**TO BE DONE:** Skip every picture and transcribe the remaining material exactly.

**RECORDED INFORMATION:**
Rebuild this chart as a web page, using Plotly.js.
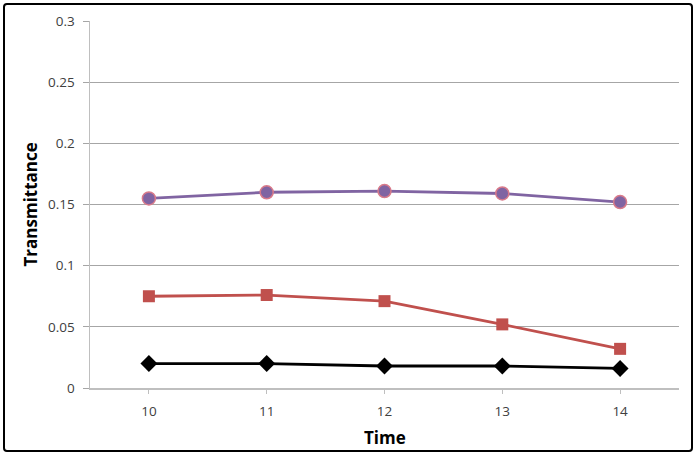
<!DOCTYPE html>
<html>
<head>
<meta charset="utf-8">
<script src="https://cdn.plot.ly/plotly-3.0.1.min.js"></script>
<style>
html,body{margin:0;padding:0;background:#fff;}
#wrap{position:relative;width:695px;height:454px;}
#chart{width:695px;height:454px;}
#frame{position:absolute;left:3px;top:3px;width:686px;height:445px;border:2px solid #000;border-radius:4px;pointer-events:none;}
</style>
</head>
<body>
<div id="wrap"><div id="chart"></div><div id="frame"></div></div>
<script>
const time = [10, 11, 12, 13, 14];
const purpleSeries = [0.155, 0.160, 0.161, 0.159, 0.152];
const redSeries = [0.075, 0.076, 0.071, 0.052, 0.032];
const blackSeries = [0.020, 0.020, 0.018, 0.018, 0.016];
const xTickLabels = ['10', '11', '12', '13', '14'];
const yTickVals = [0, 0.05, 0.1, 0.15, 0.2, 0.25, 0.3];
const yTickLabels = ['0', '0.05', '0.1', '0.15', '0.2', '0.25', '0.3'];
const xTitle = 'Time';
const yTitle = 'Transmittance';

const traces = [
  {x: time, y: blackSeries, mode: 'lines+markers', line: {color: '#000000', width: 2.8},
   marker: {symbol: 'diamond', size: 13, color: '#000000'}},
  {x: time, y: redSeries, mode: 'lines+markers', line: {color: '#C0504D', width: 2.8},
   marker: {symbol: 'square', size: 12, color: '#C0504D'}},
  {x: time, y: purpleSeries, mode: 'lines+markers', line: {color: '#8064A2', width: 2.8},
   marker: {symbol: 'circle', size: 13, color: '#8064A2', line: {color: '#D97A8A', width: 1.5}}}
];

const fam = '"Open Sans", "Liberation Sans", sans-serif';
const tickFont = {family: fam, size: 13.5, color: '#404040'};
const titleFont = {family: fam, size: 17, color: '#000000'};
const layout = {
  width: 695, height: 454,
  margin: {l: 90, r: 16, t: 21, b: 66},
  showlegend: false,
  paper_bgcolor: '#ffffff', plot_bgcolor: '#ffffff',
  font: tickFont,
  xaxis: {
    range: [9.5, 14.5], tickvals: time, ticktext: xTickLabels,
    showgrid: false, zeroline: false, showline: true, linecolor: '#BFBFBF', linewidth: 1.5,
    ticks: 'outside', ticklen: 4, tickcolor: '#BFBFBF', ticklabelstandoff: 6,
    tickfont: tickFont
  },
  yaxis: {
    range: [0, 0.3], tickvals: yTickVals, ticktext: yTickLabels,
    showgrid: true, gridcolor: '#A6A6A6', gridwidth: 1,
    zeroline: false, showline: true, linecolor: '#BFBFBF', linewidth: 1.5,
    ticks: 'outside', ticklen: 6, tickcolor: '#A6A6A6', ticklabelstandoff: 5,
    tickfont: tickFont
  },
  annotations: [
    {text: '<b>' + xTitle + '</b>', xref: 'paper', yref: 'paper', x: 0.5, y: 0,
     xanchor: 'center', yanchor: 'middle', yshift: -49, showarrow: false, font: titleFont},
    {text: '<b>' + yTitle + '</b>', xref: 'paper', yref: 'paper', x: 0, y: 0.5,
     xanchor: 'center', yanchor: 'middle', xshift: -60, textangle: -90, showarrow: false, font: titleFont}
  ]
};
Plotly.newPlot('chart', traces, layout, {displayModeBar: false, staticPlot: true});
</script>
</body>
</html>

**COMPLETE OUTPUT:**
Rebuild this chart as a web page, using Plotly.js.
<!DOCTYPE html>
<html>
<head>
<meta charset="utf-8">
<script src="https://cdn.plot.ly/plotly-3.0.1.min.js"></script>
<style>
html,body{margin:0;padding:0;background:#fff;}
#wrap{position:relative;width:695px;height:454px;}
#chart{width:695px;height:454px;}
#frame{position:absolute;left:3px;top:3px;width:686px;height:445px;border:2px solid #000;border-radius:4px;pointer-events:none;}
</style>
</head>
<body>
<div id="wrap"><div id="chart"></div><div id="frame"></div></div>
<script>
const time = [10, 11, 12, 13, 14];
const purpleSeries = [0.155, 0.160, 0.161, 0.159, 0.152];
const redSeries = [0.075, 0.076, 0.071, 0.052, 0.032];
const blackSeries = [0.020, 0.020, 0.018, 0.018, 0.016];
const xTickLabels = ['10', '11', '12', '13', '14'];
const yTickVals = [0, 0.05, 0.1, 0.15, 0.2, 0.25, 0.3];
const yTickLabels = ['0', '0.05', '0.1', '0.15', '0.2', '0.25', '0.3'];
const xTitle = 'Time';
const yTitle = 'Transmittance';

const traces = [
  {x: time, y: blackSeries, mode: 'lines+markers', line: {color: '#000000', width: 2.8},
   marker: {symbol: 'diamond', size: 13, color: '#000000'}},
  {x: time, y: redSeries, mode: 'lines+markers', line: {color: '#C0504D', width: 2.8},
   marker: {symbol: 'square', size: 12, color: '#C0504D'}},
  {x: time, y: purpleSeries, mode: 'lines+markers', line: {color: '#8064A2', width: 2.8},
   marker: {symbol: 'circle', size: 13, color: '#8064A2', line: {color: '#D97A8A', width: 1.5}}}
];

const fam = '"Open Sans", "Liberation Sans", sans-serif';
const tickFont = {family: fam, size: 13.5, color: '#404040'};
const titleFont = {family: fam, size: 17, color: '#000000'};
const layout = {
  width: 695, height: 454,
  margin: {l: 90, r: 16, t: 21, b: 66},
  showlegend: false,
  paper_bgcolor: '#ffffff', plot_bgcolor: '#ffffff',
  font: tickFont,
  xaxis: {
    range: [9.5, 14.5], tickvals: time, ticktext: xTickLabels,
    showgrid: false, zeroline: false, showline: true, linecolor: '#BFBFBF', linewidth: 1.5,
    ticks: 'outside', ticklen: 4, tickcolor: '#BFBFBF', ticklabelstandoff: 6,
    tickfont: tickFont
  },
  yaxis: {
    range: [0, 0.3], tickvals: yTickVals, ticktext: yTickLabels,
    showgrid: true, gridcolor: '#A6A6A6', gridwidth: 1,
    zeroline: false, showline: true, linecolor: '#BFBFBF', linewidth: 1.5,
    ticks: 'outside', ticklen: 6, tickcolor: '#A6A6A6', ticklabelstandoff: 5,
    tickfont: tickFont
  },
  annotations: [
    {text: '<b>' + xTitle + '</b>', xref: 'paper', yref: 'paper', x: 0.5, y: 0,
     xanchor: 'center', yanchor: 'middle', yshift: -49, showarrow: false, font: titleFont},
    {text: '<b>' + yTitle + '</b>', xref: 'paper', yref: 'paper', x: 0, y: 0.5,
     xanchor: 'center', yanchor: 'middle', xshift: -60, textangle: -90, showarrow: false, font: titleFont}
  ]
};
Plotly.newPlot('chart', traces, layout, {displayModeBar: false, staticPlot: true});
</script>
</body>
</html>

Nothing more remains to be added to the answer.